By David Cole, Professor of Law, Georgetown University Law Center
What should a lawyer do when asked if it's legal to slam suspects into walls, strip them naked, deprive them of sleep for eleven days straight, force them into cramped stress positions and small dark boxes for hours on end, and waterboard them until they fear they are drowning? The answer should be obvious. Such conduct is flatly forbidden - by US and international law. It is cruel. It is inhumane. It is degrading. And it is torture.

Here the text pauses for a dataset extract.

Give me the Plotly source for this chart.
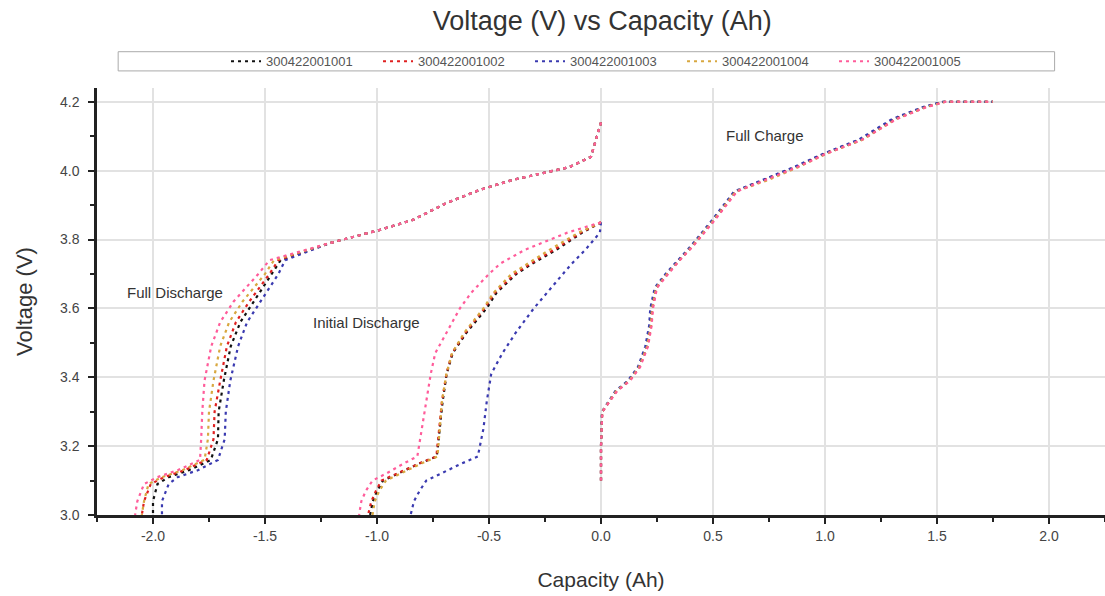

When lawyers in the Bush administration's Justice Department were asked that question, however, they said yes. And they continued to say yes, in secret, even as the law developed in public to confirm the absolute illegality of such conduct. Instead of requiring the CIA to conform its conduct to the dictates of law, the lawyers became accomplices to torture, twisting the law to facilitate abuse.
How did they do so? For years, we could only speculate - all but two of the memos on the issue were secret, including all the memos that discussed the CIA's tactics in any way whatsoever. Thanks to a lawsuit by the ACLU and a more forthcoming approach by the Obama administration, we can now see just how lawyers in the Justice Department's Office of Legal Counsel rationalized the unthinkable. The documents I have reproduced in The Torture Memos are the "smoking gun" in the United States' descent into torture. They allow readers to see, first-hand, how law -- and lawyers -- failed.